● SET EXERCISE:
Whenever a line below holds the word "code", copy that line.
+++ RECORD EXTRACTS +++
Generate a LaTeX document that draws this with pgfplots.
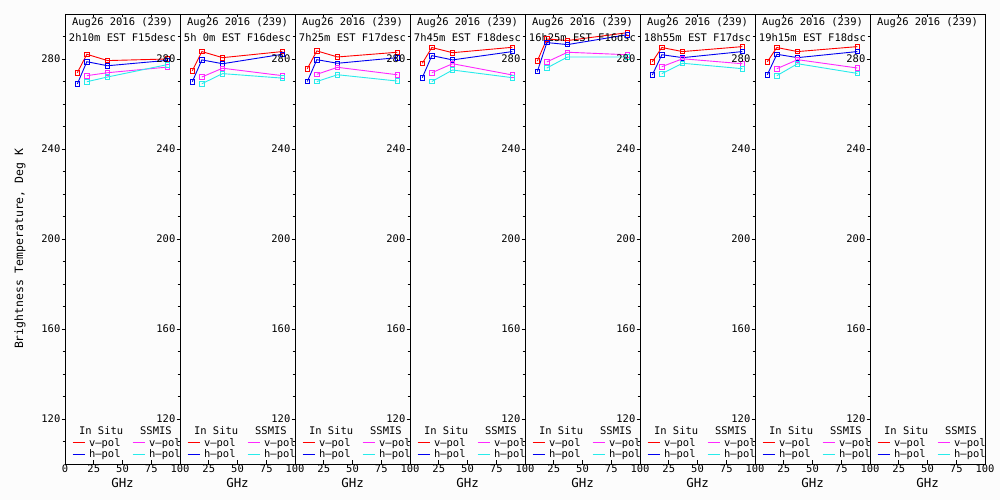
\documentclass[border=0pt]{standalone}
\usepackage{pgfplots}
\pgfplotsset{compat=1.18}
\usepackage{fontspec}
\setmainfont{DejaVu Sans Mono}
\definecolor{cred}{RGB}{255,0,0}
\definecolor{cblue}{RGB}{0,0,240}
\definecolor{cmag}{RGB}{255,40,255}
\definecolor{ccyan}{RGB}{40,235,235}
\definecolor{bg}{RGB}{252,252,252}
\newcommand{\tf}{\fontsize{10.5}{12}\selectfont}
\pgfplotsset{
  legend image code/.code={\draw[#1] (0bp,0bp) -- (12bp,0bp);},
  sser/.style={color=#1, mark=square, mark size=2.3bp, line width=0.9bp,
     mark options={solid, color=#1, line width=0.8bp, fill=none}, forget plot},
  panel/.style={
    scale only axis, width=115bp, height=450bp, anchor=south west,
    xmin=0, xmax=100, ymin=100, ymax=300,
    ytick={120,160,...,280}, minor ytick={110,120,...,290},
    ytick pos=left, ytick align=outside,
    xtick pos=both, xtick align=inside, xticklabel pos=lower,
    major tick length=3.5bp, minor tick length=2.5bp,
    axis line style={line width=0.8bp}, every tick/.style={black, line width=0.8bp},
    tick label style={font=\tf},
    /pgf/number format/assume math mode=true,
    yticklabel style={inner sep=1bp},
    xticklabel style={inner sep=1bp},
    xlabel={GHz}, xlabel style={font=\fontsize{12.5}{14}\selectfont, yshift=-1bp},
    clip=false,
    legend style={at={(axis description cs:0.06,0.008)}, anchor=south west, draw=none, fill=none, font=\tf,
      inner sep=0pt, row sep=0bp, nodes={inner sep=1bp},
      /tikz/every odd column/.append style={column sep=3bp},
      /tikz/every even column/.append style={column sep=8bp}},
    legend columns=2, legend cell align=left,
  },
}
\newcommand{\legendstuff}{%
  \addlegendimage{empty legend}\addlegendentry{\hspace{-10bp}In Situ}
  \addlegendimage{empty legend}\addlegendentry{\hspace{-9bp}SSMIS}
  \addlegendimage{cred, line width=1bp}\addlegendentry{v–pol}
  \addlegendimage{cmag, line width=1bp}\addlegendentry{v–pol}
  \addlegendimage{cblue, line width=1bp}\addlegendentry{h–pol}
  \addlegendimage{ccyan, line width=1bp}\addlegendentry{h–pol}
}
\newcommand{\titles}[1]{%
  \node[font=\tf, anchor=base] at ([yshift=-12bp]axis description cs:0.5,1) {Aug26 2016 (239)};
  \node[font=\tf, anchor=base] at ([yshift=-28bp]axis description cs:0.5,1) {#1};
}
\newcommand{\panel}[7]{%
\begin{axis}[panel, at={(#1,36bp)}, xtick={25,50,75,100}, #7]
  \addplot[sser=cred] coordinates {#3};
  \addplot[sser=cblue] coordinates {#4};
  \addplot[sser=cmag] coordinates {#5};
  \addplot[sser=ccyan] coordinates {#6};
  \titles{#2}
  \legendstuff
\end{axis}}
\begin{document}
\begin{tikzpicture}
\path[use as bounding box, fill=bg] (0bp,0bp) rectangle (1000bp,500bp);
\panel{65bp}{2h10m EST F15desc}
  {(10.7,273.9)(19,282.1)(37,279.3)(89,280.0)}
  {(10.7,268.9)(19,278.8)(37,277.0)(89,279.4)}
  {(19,272.6)(37,273.9)(89,276.4)}
  {(19,269.9)(37,272.0)(89,277.5)}
  {xtick={0,25,50,75,100}, ylabel={Brightness Temperature, Deg K},
   ylabel style={at={([xshift=-45bp]axis description cs:0,0.478)}, anchor=center, font=\fontsize{11.5}{13}\selectfont}}
\panel{180bp}{5h 0m EST F16desc}
  {(10.7,274.8)(19,283.3)(37,280.6)(89,283.3)}
  {(10.7,269.9)(19,279.6)(37,277.9)(89,282.1)}
  {(19,272.0)(37,275.9)(89,272.6)}
  {(19,269.0)(37,273.5)(89,271.5)}
  {}
\panel{295bp}{7h25m EST F17desc}
  {(10.7,275.7)(19,283.6)(37,280.9)(89,283.0)}
  {(10.7,270.0)(19,279.7)(37,278.1)(89,280.6)}
  {(19,273.2)(37,276.3)(89,273.0)}
  {(19,270.0)(37,273.0)(89,270.2)}
  {}
\panel{410bp}{7h45m EST F18desc}
  {(10.7,278.1)(19,285.1)(37,282.8)(89,285.2)}
  {(10.7,271.7)(19,281.5)(37,279.6)(89,283.3)}
  {(19,273.9)(37,277.9)(89,272.9)}
  {(19,270.0)(37,275.1)(89,271.7)}
  {}
\panel{525bp}{16h25m EST F16dsc}
  {(10.7,279.1)(19,288.9)(37,288.2)(89,291.7)}
  {(10.7,274.4)(19,287.3)(37,286.4)(89,290.8)}
  {(19,278.7)(37,283.0)(89,281.9)}
  {(19,276.0)(37,280.9)(89,280.9)}
  {}
\panel{640bp}{18h55m EST F17dsc}
  {(10.7,278.8)(19,285.1)(37,283.3)(89,285.5)}
  {(10.7,272.9)(19,281.9)(37,280.6)(89,283.3)}
  {(19,276.6)(37,280.1)(89,277.9)}
  {(19,273.5)(37,278.1)(89,275.7)}
  {}
\panel{755bp}{19h15m EST F18dsc}
  {(10.7,278.8)(19,285.1)(37,283.3)(89,285.5)}
  {(10.7,273.0)(19,282.1)(37,280.6)(89,283.3)}
  {(19,275.7)(37,279.7)(89,276.0)}
  {(19,272.6)(37,277.9)(89,273.6)}
  {}
\begin{axis}[panel, at={(870bp,36bp)}, xtick={25,50,75,100}]
  \node[font=\tf, anchor=base] at ([yshift=-12bp]axis description cs:0.5,1) {Aug26 2016 (239)};
  \legendstuff
\end{axis}
\end{tikzpicture}
\end{document}
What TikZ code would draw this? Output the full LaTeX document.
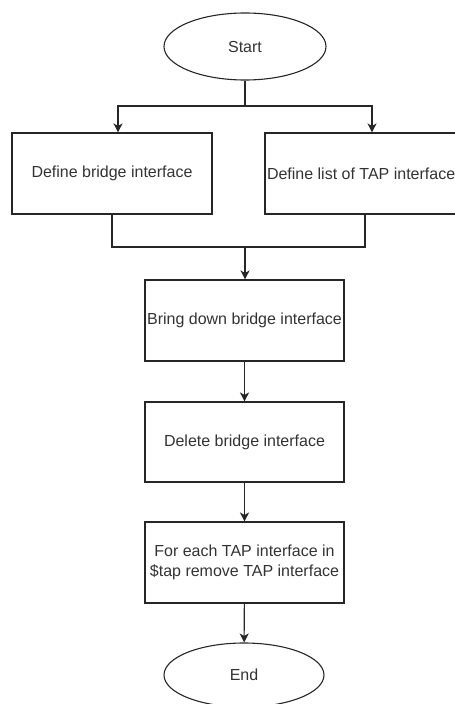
+++
● EXERCISE RESULT:
  legend image code/.code={\draw[#1] (0bp,0bp) -- (12bp,0bp);},
What TikZ code would draw this? Output the full LaTeX document.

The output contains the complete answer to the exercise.